The alternate story of the two women in Ireland and the different characters named Finn or Paddy is not clear until the end. I take that back - some parts are clear while others are not. Naomi's Finn is a very confusing character. He's the fantasy element. I have no clue if he is an elf, fairy, leprechaun, or druid. He crops up in three generations of women and tries to cause a rift between friends. He's the ghost of girlfriends past. The gold at the end doesn't make sense to me either. I thought maybe it was the leprechaun's pot of gold and the girls would get three wishes, but that is not the case. Naomi's Finn tells them to not steal the gold in the beginning of the story and at the end we find out that Finnbar died because he stole it. Paddy/Finn wants the trunk because it has gold coins in it. It would have helped me if Paddy actually mentioned the coins in his confrontation with Sybil. The whole Irish folklore needed to be fleshed out and worked into the plot more to make sense to this wee lassie.

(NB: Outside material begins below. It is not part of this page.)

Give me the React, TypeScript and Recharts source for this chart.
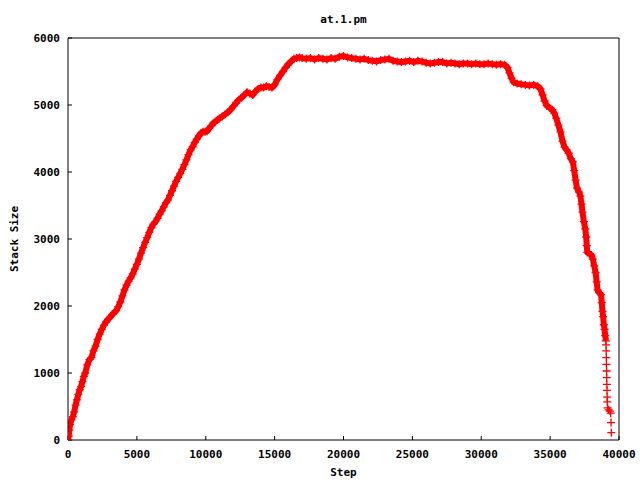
import React from 'react';
import { ComposedChart, Line, Scatter, XAxis, YAxis } from 'recharts';

// Step values and stack sizes (main dense part of the run)
const mainSteps: number[] = [
  0, 50, 100, 150, 250, 350, 450, 550, 650, 750, 850, 950, 1050, 1150, 1250, 1400, 1550, 1700, 1850, 2000,
  2150, 2300, 2450, 2600, 2750, 2900, 3050, 3200, 3350, 3500, 3650, 3800, 3950, 4100, 4250, 4400, 4550, 4700, 4850, 5000,
  5150, 5300, 5450, 5600, 5750, 5900, 6050, 6200, 6350, 6500, 6650, 6800, 6950, 7100, 7250, 7400, 7550, 7700, 7850, 8000,
  8150, 8300, 8450, 8600, 8750, 8900, 9050, 9200, 9350, 9500, 9650, 9800, 9950, 10100, 10250, 10400, 10550, 10700, 10850, 11000,
  11200, 11400, 11600, 11800, 12000, 12200, 12400, 12600, 12800, 13000, 13200, 13400, 13600, 13800, 14000, 14200, 14400, 14600, 14800, 15000,
  15200, 15400, 15600, 15800, 16000, 16200, 16400, 16600, 16800, 17000, 17300, 17600, 17900, 18200, 18500, 18800, 19100, 19400, 19700, 20000,
  20300, 20600, 20900, 21200, 21500, 21800, 22100, 22400, 22700, 23000, 23300, 23600, 23900, 24200, 24500, 24800, 25100, 25400, 25700, 26000,
  26300, 26600, 26900, 27200, 27500, 27800, 28100, 28400, 28700, 29000, 29300, 29600, 29900, 30200, 30500, 30800, 31100, 31400, 31700, 31900,
  32050, 32200, 32350, 32600, 32900, 33200, 33500, 33800, 34100, 34300, 34450, 34600, 34750, 34950, 35150, 35300, 35450, 35600, 35750, 35900,
  36050, 36200, 36350, 36500, 36650, 36750, 36850, 36950, 37100, 37200, 37280, 37350, 37450, 37550, 37620, 37660, 37700, 37850, 38000, 38100,
  38200, 38300, 38380, 38440, 38550, 38700, 38750, 38800, 38850, 38900, 38950, 39000, 39050,
];
const mainSizes: number[] = [
  0, 60, 150, 230, 300, 350, 420, 520, 600, 680, 750, 800, 870, 950, 1000, 1120, 1200, 1230, 1330, 1400,
  1500, 1580, 1650, 1710, 1760, 1800, 1830, 1870, 1900, 1930, 1990, 2060, 2150, 2240, 2310, 2370, 2420, 2480, 2550, 2620,
  2700, 2790, 2870, 2950, 3020, 3100, 3170, 3220, 3260, 3310, 3370, 3420, 3480, 3540, 3580, 3650, 3720, 3790, 3860, 3920,
  3980, 4040, 4110, 4180, 4260, 4330, 4380, 4440, 4490, 4540, 4580, 4600, 4600, 4610, 4650, 4690, 4730, 4750, 4780, 4800,
  4830, 4860, 4890, 4930, 4980, 5030, 5080, 5110, 5150, 5190, 5170, 5150, 5200, 5240, 5260, 5260, 5280, 5270, 5260, 5300,
  5380, 5440, 5500, 5560, 5610, 5650, 5690, 5700, 5710, 5700, 5690, 5700, 5680, 5700, 5690, 5680, 5700, 5690, 5720, 5730,
  5710, 5700, 5690, 5680, 5690, 5670, 5660, 5650, 5670, 5680, 5690, 5660, 5650, 5640, 5650, 5660, 5640, 5660, 5650, 5630,
  5620, 5630, 5640, 5640, 5620, 5630, 5620, 5610, 5620, 5620, 5610, 5620, 5610, 5610, 5620, 5610, 5600, 5610, 5600, 5560,
  5480, 5400, 5340, 5320, 5310, 5300, 5290, 5300, 5280, 5240, 5150, 5060, 4990, 4960, 4930, 4880, 4800, 4700, 4600, 4460,
  4370, 4330, 4280, 4200, 4150, 4020, 3880, 3760, 3700, 3640, 3520, 3400, 3260, 3150, 3030, 2900, 2800, 2780, 2760, 2700,
  2600, 2500, 2360, 2240, 2200, 2170, 2050, 1920, 1840, 1720, 1650, 1560, 1480,
];

// Sparse tail at the end of the run
const tailSteps: number[] = [
  39060, 39070, 39080, 39090, 39100, 39110, 39120, 39130, 39140, 39150, 39170, 39250, 39350, 39400, 39420, 39440,
];
const tailSizes: number[] = [
  1420, 1330, 1230, 1130, 1030, 930, 830, 740, 640, 570, 480, 450, 430, 400, 260, 110,
];

const xTicks: number[] = [0, 5000, 10000, 15000, 20000, 25000, 30000, 35000, 40000];
const yTicks: number[] = [0, 1000, 2000, 3000, 4000, 5000, 6000];

const title = 'at.1.pm';
const xLabel = 'Step';
const yLabel = 'Stack Size';

const mainData = mainSteps.map((s, i) => ({ step: s, size: mainSizes[i] }));
const tailData = tailSteps.map((s, i) => ({ step: s, size: tailSizes[i] }));

const RED = '#ff0000';
const FONT = 'DejaVu Sans Mono';
const tickStyle = { fontFamily: FONT, fontWeight: 'bold', fontSize: 11, fill: '#000' };

const Cross = (props: any) => {
  const { cx, cy } = props;
  if (cx == null || cy == null) return <g />;
  const h = 4;
  return (
    <path
      d={`M${cx - h},${cy}h${2 * h}M${cx},${cy - h}v${2 * h}`}
      stroke={RED}
      strokeWidth={1.3}
      fill="none"
    />
  );
};

export default function App() {
  return (
    <div style={{ position: 'absolute', left: 0, top: 0, width: 640, height: 480, background: '#fff' }}>
      <ComposedChart width={640} height={480} margin={{ top: 28, right: 11, bottom: 0, left: 0 }}>
        <XAxis
          xAxisId="bottom"
          dataKey="step"
          type="number"
          domain={[0, 40000]}
          ticks={xTicks}
          allowDataOverflow
          height={40}
          stroke="#000"
          tickSize={-4}
          tickMargin={14}
          tick={tickStyle}
          interval={0}
          label={{ value: xLabel, position: 'insideBottom', offset: 4, fontFamily: FONT, fontWeight: 'bold', fontSize: 11, fill: '#000' }}
        />
        <XAxis
          xAxisId="top"
          orientation="top"
          type="number"
          domain={[0, 40000]}
          ticks={xTicks}
          allowDataOverflow
          height={10}
          stroke="#000"
          tickSize={-4}
          tick={false}
          interval={0}
          label={{ value: title, position: 'top', offset: 5, fontFamily: FONT, fontWeight: 'bold', fontSize: 11, fill: '#000' }}
        />
        <YAxis
          yAxisId="left"
          type="number"
          domain={[0, 6000]}
          ticks={yTicks}
          allowDataOverflow
          width={68}
          stroke="#000"
          tickSize={-4}
          tickMargin={12}
          tick={tickStyle}
          interval={0}
          label={{ value: yLabel, angle: -90, position: 'insideLeft', offset: 14, style: { textAnchor: 'middle' }, fontFamily: FONT, fontWeight: 'bold', fontSize: 11, fill: '#000' }}
        />
        <YAxis
          yAxisId="right"
          orientation="right"
          type="number"
          domain={[0, 6000]}
          ticks={yTicks}
          allowDataOverflow
          width={10}
          stroke="#000"
          tickSize={-4}
          tick={false}
          interval={0}
        />
        <Line
          xAxisId="bottom"
          yAxisId="left"
          data={mainData}
          dataKey="size"
          type="linear"
          stroke={RED}
          strokeWidth={6}
          dot={<Cross />}
          activeDot={false}
          isAnimationActive={false}
        />
        <Scatter
          xAxisId="bottom"
          yAxisId="left"
          data={tailData}
          dataKey="size"
          shape={<Cross />}
          isAnimationActive={false}
        />
      </ComposedChart>
    </div>
  );
}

At the start of the novel the characters have a southern accent except Nula who sounds Irish but later Irish accents crop up in other characters and I got a little confused on the setting. The ending was rushed as everything was wrapped up neatly for all the women and townspeople. I think the unbelievable way in which everything turned out so well for each character is supposed to tie in with the magic of Irish folklore and wishes coming true but there isn't a strong connection to any specific legend, so I'm not sure how to analyze it. Like Lizzie, I am left with lots of questions and no pot of answers, but inspite of my confusion, I really enjoyed this story and the characters.